This One Thing Can Reveal Your Risk For Invasive Breast Cancer, Says New Study
A breast cancer diagnosis falls under the category of beyond terrifying. The good news is, the medical community learns and advances more and more each and every day, increasing the chances of early detection.
A treatment plan for invasive breast cancer can vary with each individual. Depending on what the circumstances are, a breast cancer patient can undergo surgery, radiation therapy, chemotherapy, hormone therapy, immunotherapy, and more, as noted by breast cancer organization Susan G. Komen. A breast cancer diagnosis early on can result in a more positive prognosis than patients who are diagnosed with more progressive breast cancers, and it helps to always stay informed.

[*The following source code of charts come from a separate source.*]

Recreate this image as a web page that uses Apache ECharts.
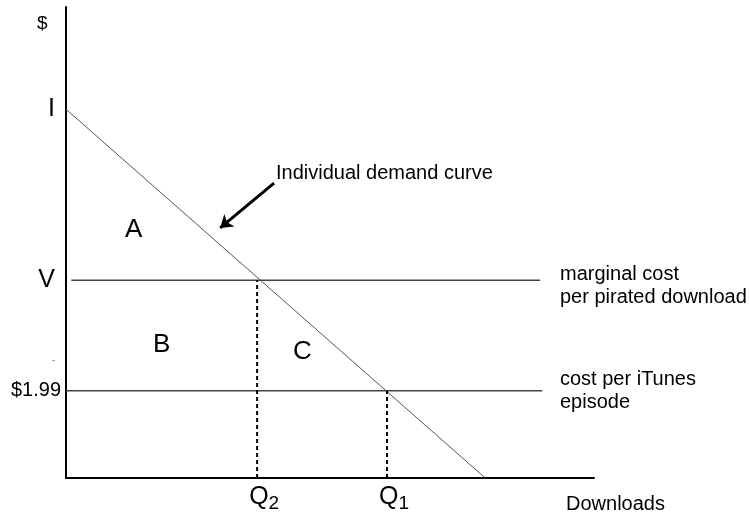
<!DOCTYPE html>
<html>
<head>
<meta charset="utf-8">
<script src="https://cdn.jsdelivr.net/npm/echarts@6/dist/echarts.min.js"></script>
<style>
  html, body { margin: 0; padding: 0; background: #fff; }
  #chart { width: 750px; height: 514px; }
</style>
</head>
<body>
<div id="chart"></div>
<script>
// price levels (arbitrary units)
var priceI = 7.83;
var priceV = 4.2;
var priceItunes = 1.85;
// quantities
var qty2 = 3.62;
var qty1 = 6.08;
var demandEnd = 7.94;

var demandCurve = [[0, priceI], [demandEnd, 0]];
var pirateLine = [[0.1, priceV], [8.98, priceV]];
var itunesLine = [[0, priceItunes], [9.02, priceItunes]];
var q2Drop = [[qty2, 0], [qty2, priceV]];
var q1Drop = [[qty1, 0], [qty1, priceItunes]];
var arrowPath = [[3.94, 6.26], [2.92, 5.31]];

var yTicks = [priceItunes, priceV, priceI];
var yTickLabels = ['{m|$1.99}', '{b|V}', '{b|I}'];
var xTicks = [qty2, qty1];
var xTickLabels = ['{q|Q}{s|2}', '{q|Q}{s|1}'];

var chart = echarts.init(document.getElementById('chart'));
var font = '"Liberation Sans", Arial, sans-serif';

var option = {
  animation: false,
  backgroundColor: '#fff',
  grid: { left: 66, right: 156, top: 7, bottom: 36, containLabel: false, outerBoundsMode: 'none' },
  xAxis: {
    type: 'value', min: 0, max: 10,
    splitLine: { show: false },
    axisLine: { lineStyle: { color: '#000', width: 2 } },
    axisTick: { show: false },
    axisLabel: {
      customValues: xTicks,
      margin: 4,
      formatter: function (v) { return xTickLabels[xTicks.indexOf(v)] || ''; },
      rich: {
        q: { fontFamily: font, fontSize: 25, color: '#000', padding: [0, 0, 0, 14] },
        s: { fontFamily: font, fontSize: 19, color: '#000', padding: [12, 0, 0, 0] }
      }
    }
  },
  yAxis: {
    type: 'value', min: 0, max: 10,
    splitLine: { show: false },
    axisLine: { lineStyle: { color: '#000', width: 2 } },
    axisTick: { show: false },
    axisLabel: {
      customValues: yTicks,
      margin: 8,
      formatter: function (v) { return yTickLabels[yTicks.indexOf(v)] || ''; },
      rich: {
        b: { fontFamily: font, fontSize: 25, color: '#000', padding: [0, 3, 0, 0] },
        m: { fontFamily: font, fontSize: 20, color: '#000', padding: [0, -3, 0, 0] }
      }
    }
  },
  series: [
    { type: 'line', data: demandCurve, symbol: 'none', lineStyle: { color: '#555', width: 1 } },
    { type: 'line', data: pirateLine, symbol: 'none', lineStyle: { color: '#444', width: 1.5 } },
    { type: 'line', data: itunesLine, symbol: 'none', lineStyle: { color: '#444', width: 1.5 } },
    { type: 'line', data: q2Drop, symbol: 'none', lineStyle: { color: '#000', width: 2, type: [4, 3] } },
    { type: 'line', data: q1Drop, symbol: 'none', lineStyle: { color: '#000', width: 2, type: [4, 3] } },
    {
      type: 'lines', coordinateSystem: 'cartesian2d',
      symbol: ['none', 'arrow'], symbolSize: 12,
      lineStyle: { color: '#000', width: 3, opacity: 1 },
      data: [{ coords: arrowPath }]
    }
  ],
  graphic: [
    { type: 'text', left: 37, top: 14, style: { text: '$', font: '19px ' + font, fill: '#000' } },
    { type: 'text', left: 52, top: 356, style: { text: '-', font: '9px ' + font, fill: '#555' } },
    { type: 'text', left: 276, top: 163, style: { text: 'Individual demand curve', font: '20px ' + font, fill: '#000' } },
    { type: 'text', left: 125, top: 217, style: { text: 'A', font: '26px ' + font, fill: '#000' } },
    { type: 'text', left: 153, top: 332, style: { text: 'B', font: '26px ' + font, fill: '#000' } },
    { type: 'text', left: 293, top: 339, style: { text: 'C', font: '26px ' + font, fill: '#000' } },
    { type: 'text', left: 560, top: 263, style: { text: 'marginal cost\nper pirated download', font: '20px ' + font, fill: '#000', lineHeight: 23 } },
    { type: 'text', left: 560, top: 368, style: { text: 'cost per iTunes\nepisode', font: '20px ' + font, fill: '#000', lineHeight: 23 } },
    { type: 'text', left: 566, top: 494, style: { text: 'Downloads', font: '20px ' + font, fill: '#000' } }
  ]
};

chart.setOption(option);
</script>
</body>
</html>
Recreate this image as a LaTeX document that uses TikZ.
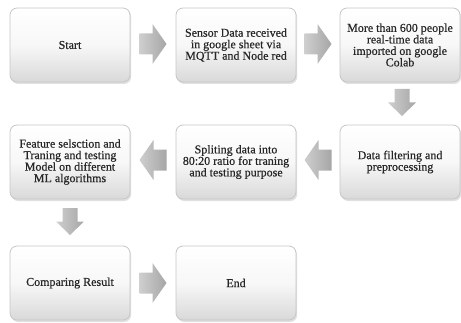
\documentclass[tikz,border=0pt]{standalone}
\usepackage{fontspec}
\setmainfont{Liberation Serif}[FakeBold=0.5]
\usetikzlibrary{shadows,calc}

\tikzset{
  x=1pt, y=1pt,
  stepbox/.style={
    rectangle, rounded corners=7pt,
    minimum width=120pt, minimum height=74pt,
    inner sep=2pt, align=center,
    font=\fontsize{12}{11.5}\selectfont, text=black!85,
    top color=white, bottom color=gray!30, middle color=white!94!gray,
    draw=gray!45, line width=0.8pt,
    drop shadow={shadow xshift=1.2pt, shadow yshift=-2pt, opacity=0.3, fill=gray!80}
  },
  arrowface/.style={left color=gray!38, right color=gray!70, draw=none},
  % wide block arrow for the horizontal links, pointing along +x
  harrow/.pic={
    \shade[arrowface]
      (-13.5,-10.5) -- (-0.5,-10.5) -- (-0.5,-20) -- (13.5,0) --
      (-0.5,20) -- (-0.5,10.5) -- (-13.5,10.5) -- cycle;
  },
  % narrower block arrow pointing down
  varrow/.pic={
    \shade[arrowface]
      (-7.5,13.5) -- (7.5,13.5) -- (7.5,0) -- (14,0) --
      (0,-13.5) -- (-14,0) -- (-7.5,0) -- cycle;
  }
}

\begin{document}
\begin{tikzpicture}
  \useasboundingbox (0,0) rectangle (461,322);

  % first row
  \node[stepbox] (start)  at (70,277)  {Start};
  \node[stepbox] (sensor) at (236,277) {Sensor Data received\\in google sheet via\\MQTT and Node red};
  \node[stepbox] (colab)  at (400,277) {More than 600 people\\real-time data\\imported on google\\Colab};

  % second row
  \node[stepbox] (train)  at (70,160)  {Feature selsction and\\Traning and testing\\Model on different\\ML algorithms};
  \node[stepbox] (split)  at (236,160) {Spliting data into\\80:20 ratio for traning\\and testing purpose};
  \node[stepbox] (filter) at (400,160) {Data filtering and\\preprocessing};

  % third row
  \node[stepbox] (compare) at (70,39)  {Comparing Result};
  \node[stepbox] (finish)  at (236,39) {End};

  % block arrows between the steps
  \pic at ($(start.east)!0.5!(sensor.west)+(0,1)$) {harrow};
  \pic at ($(sensor.east)!0.5!(colab.west)+(0,1)$) {harrow};
  \pic at ($(colab.south)!0.5!(filter.north)+(2,1)$) {varrow};
  \pic[rotate=180] at ($(filter.west)!0.5!(split.east)+(0,2)$) {harrow};
  \pic[rotate=180] at ($(split.west)!0.5!(train.east)+(0,2)$) {harrow};
  \pic at ($(train.south)!0.5!(compare.north)+(0,1)$) {varrow};
  \pic at ($(compare.east)!0.5!(finish.west)$) {harrow};
\end{tikzpicture}
\end{document}
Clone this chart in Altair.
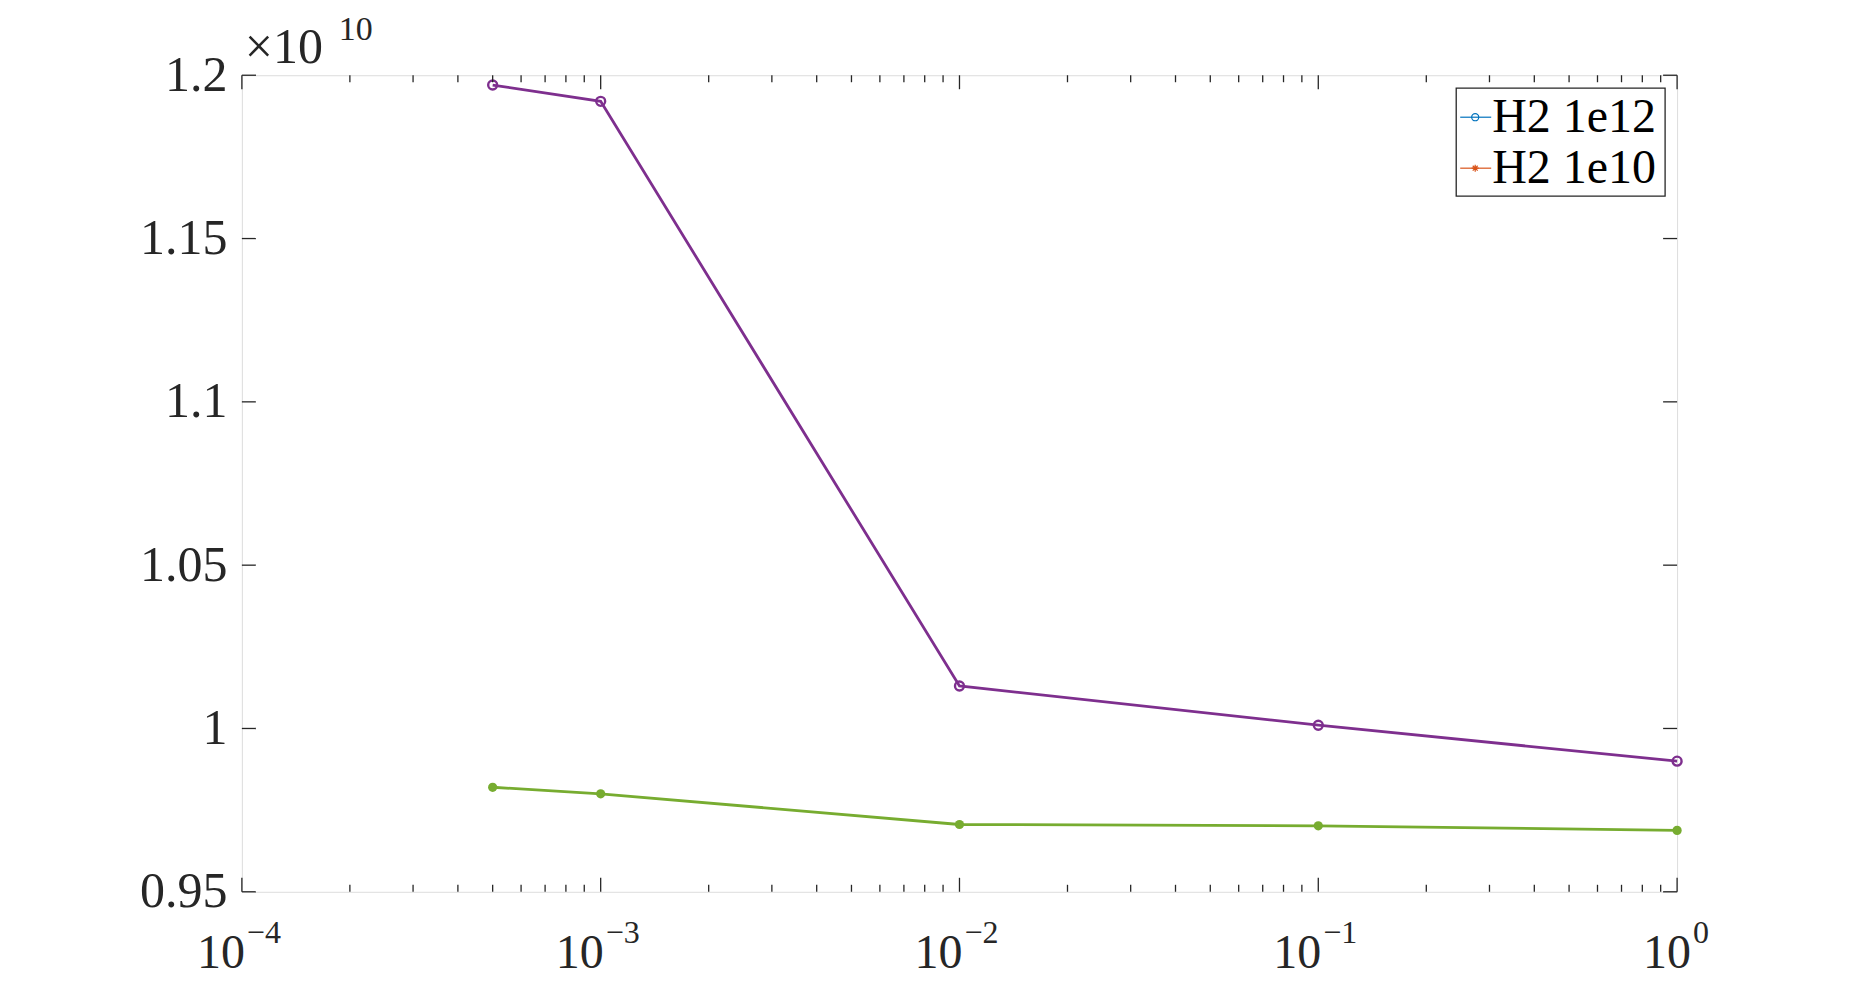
import altair as alt
import pandas as pd

# ---- data ----
x_vals = [5e-4, 1e-3, 1e-2, 1e-1, 1.0]
series_1e12 = [1.197, 1.192, 1.013, 1.001, 0.990]
series_1e10 = [0.982, 0.980, 0.9706, 0.9702, 0.9688]
series_names = ["H2 1e12", "H2 1e10"]
line_colors = ["#7E2F8E", "#77AC30"]
legend_colors = ["#0072BD", "#D95319"]
y_ticks = [0.95, 1.0, 1.05, 1.1, 1.15, 1.2]
x_major = [1e-4, 1e-3, 1e-2, 1e-1, 1.0]
x_exps = ["\u22124", "\u22123", "\u22122", "\u22121", "0"]
x_minor = [m * 10.0 ** k for k in range(-4, 0) for m in range(2, 10)]
scale_base = "\u00d710"
scale_exp = "10"

W, H = 1436, 817
FONT = "Liberation Serif"
INK = "#262626"

df = pd.DataFrame({
    "x": x_vals * 2,
    "y": series_1e12 + series_1e10,
    "series": [series_names[0]] * len(x_vals) + [series_names[1]] * len(x_vals),
})

xs = alt.Scale(type="log", domain=[1e-4, 1.0])
ys = alt.Scale(domain=[0.95, 1.2], nice=False, zero=False)
yaxis = alt.Axis(values=y_ticks, format="~g", ticks=False, domain=False, grid=False,
                 labelPadding=15, labelFontSize=50, labelFont=FONT, labelColor=INK,
                 title=None)

X = lambda f: alt.X(f, scale=xs, axis=None)
Y = lambda f: alt.Y(f, scale=ys, axis=yaxis)

lines = alt.Chart(df).mark_line(strokeWidth=2.8).encode(
    x=X("x:Q"), y=Y("y:Q"),
    color=alt.Color("series:N", scale=alt.Scale(domain=series_names, range=line_colors), legend=None),
)
pts_a = alt.Chart(df).transform_filter(alt.datum.series == series_names[0]).mark_point(
    shape="circle", filled=False, size=80, strokeWidth=2.4, color=line_colors[0], opacity=1
).encode(x=X("x:Q"), y=Y("y:Q"))
pts_b = alt.Chart(df).transform_filter(alt.datum.series == series_names[1]).mark_point(
    shape="circle", filled=True, size=85, color=line_colors[1], opacity=1
).encode(x=X("x:Q"), y=Y("y:Q"))

# ---- ticks (inward, box style) ----
ydf = pd.DataFrame({"v": y_ticks})
xmaj = pd.DataFrame({"v": x_major, "e": x_exps, "b": ["10"] * len(x_major)})
xmin = pd.DataFrame({"v": x_minor})

def rule(data, **enc):
    return alt.Chart(data).mark_rule(color=INK, strokeWidth=1.3).encode(**enc)

ticks = [
    rule(ydf, y=Y("v:Q"), x=alt.value(0), x2=alt.value(14)),
    rule(ydf, y=Y("v:Q"), x=alt.value(W), x2=alt.value(W - 14)),
    rule(xmaj, x=X("v:Q"), y=alt.value(H), y2=alt.value(H - 14)),
    rule(xmaj, x=X("v:Q"), y=alt.value(0), y2=alt.value(14)),
    rule(xmin, x=X("v:Q"), y=alt.value(H), y2=alt.value(H - 7)),
    rule(xmin, x=X("v:Q"), y=alt.value(0), y2=alt.value(7)),
]

# ---- x tick labels: 10^k ----
xlabels = []
for cond, dxb in [("length(datum.e) == 2", 3), ("length(datum.e) == 1", 14)]:
    xlabels.append(alt.Chart(xmaj).transform_filter(cond).mark_text(
        align="right", baseline="alphabetic", dx=dxb, fontSize=48, font=FONT, color=INK
    ).encode(x=X("v:Q"), y=alt.value(893), text="b:N"))
    xlabels.append(alt.Chart(xmaj).transform_filter(cond).mark_text(
        align="left", baseline="alphabetic", dx=dxb + 2, fontSize=32, font=FONT, color=INK
    ).encode(x=X("v:Q"), y=alt.value(868), text="e:N"))

# ---- x10^10 multiplier ----
one = pd.DataFrame({"a": [scale_base], "b": [scale_exp]})
mult = [
    alt.Chart(one).mark_text(align="left", baseline="alphabetic", fontSize=50, font=FONT, color=INK
                             ).encode(x=alt.value(3), y=alt.value(-12), text="a:N"),
    alt.Chart(one).mark_text(align="left", baseline="alphabetic", fontSize=34, font=FONT, color=INK
                             ).encode(x=alt.value(97), y=alt.value(-35), text="b:N"),
]

# ---- legend (drawn manually, colours as in the reference) ----
leg = [alt.Chart(one).mark_rect(fill="white", stroke=INK, strokeWidth=1.3).encode(
    x=alt.value(1215), x2=alt.value(1424), y=alt.value(13), y2=alt.value(121))]
asterisk = "M-1,0L1,0M0,-1L0,1M-0.7,-0.7L0.7,0.7M-0.7,0.7L0.7,-0.7"
shapes = ["circle", asterisk]
leg_df = pd.DataFrame({"label": series_names})
for i, (lab, col, shp) in enumerate(zip(series_names, legend_colors, shapes)):
    yy = 42 + 51 * i
    d = leg_df[leg_df.label == lab]
    leg.append(alt.Chart(d).mark_rule(color=col, strokeWidth=1.2).encode(
        x=alt.value(1219), x2=alt.value(1250), y=alt.value(yy)))
    leg.append(alt.Chart(d).mark_point(shape=shp, filled=False, size=50, strokeWidth=1.2,
                                       color=col, opacity=1).encode(
        x=alt.value(1234), y=alt.value(yy)))
    leg.append(alt.Chart(d).mark_text(align="left", baseline="middle", fontSize=48,
                                      font=FONT, color="#000000").encode(
        x=alt.value(1251), y=alt.value(yy + 1), text="label:N"))

chart = alt.layer(lines, pts_a, pts_b, *ticks, *xlabels, *mult, *leg).properties(
    width=W, height=H,
    autosize=alt.AutoSizeParams(type="none"),
    padding={"left": 234, "top": 67, "right": 170, "bottom": 100},
).configure_view(stroke=INK, strokeWidth=1.6).configure(background="white")

chart.save("out.html", embed_options={"renderer": "svg", "actions": False})
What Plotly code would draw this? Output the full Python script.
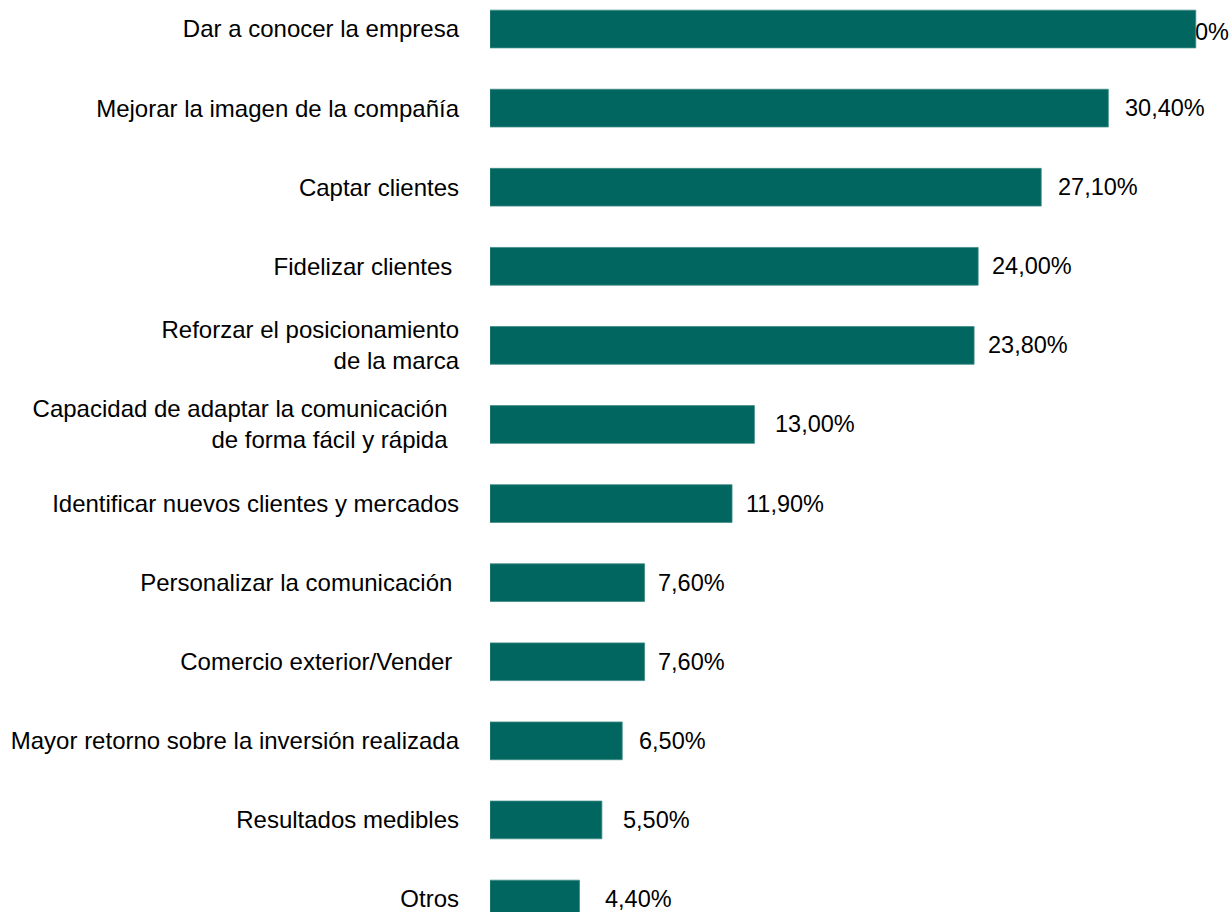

Interestingly, previous studies have revealed that your birth weight could be linked to how much at risk you are of developing breast cancer. According to the Susan G. Komen organization, women who were a higher weight when they were born are more likely to be diagnosed with breast cancer than women of lower birth weight. But a recent study published in Menopause: The Journal of The North American Menopause Society found that a high birth weight can cause invasive breast cancer. Read on to learn more, and next, check out The 6 Best Exercises for Strong and Toned Arms in 2022, Trainer Says.
A high birth weight can increase your chance of developing invasive breast cancer
In this recent study, scientists performed research on 1,139,032 women. They compared those who were born at normal weights to those born with higher birth weights. Their data concluded, "high weight at birth … is positively associated with the risk of invasive breast cancer." Additionally, the study revealed a higher birth weight can increase the risk of postmenopausal breast cancer in singleton births (over 8 pounds).
Low birth weights can also lead to complications
Babies born weighing less than 5 pounds, 8 ounces are considered to have low birth weight, according to Boston Children's Hospital. Babies who are born weighing less than 3 pounds, 5 ounces are at an extremely low birth weight. A small baby can be at risk of complications, including motor delays, behavioral and intellectual challenges, and more, as per the findings in a previous study. But according to this recent study, a high birth weight can have its own challenges.
Listen to your body, and take the proper steps to protect it
It's crucial to be in-tuned with your body, stay up-to-date with breast exams, and go for mammograms for early detection of any potential health risk. The American Cancer Society recommends women who are "at average risk for breast cancer" go for mammograms every year starting at age 45. As for women between the ages of 40 to 44, the organization leaves it up to them to decide if they'd like to get a head start on annual mammogram screenings.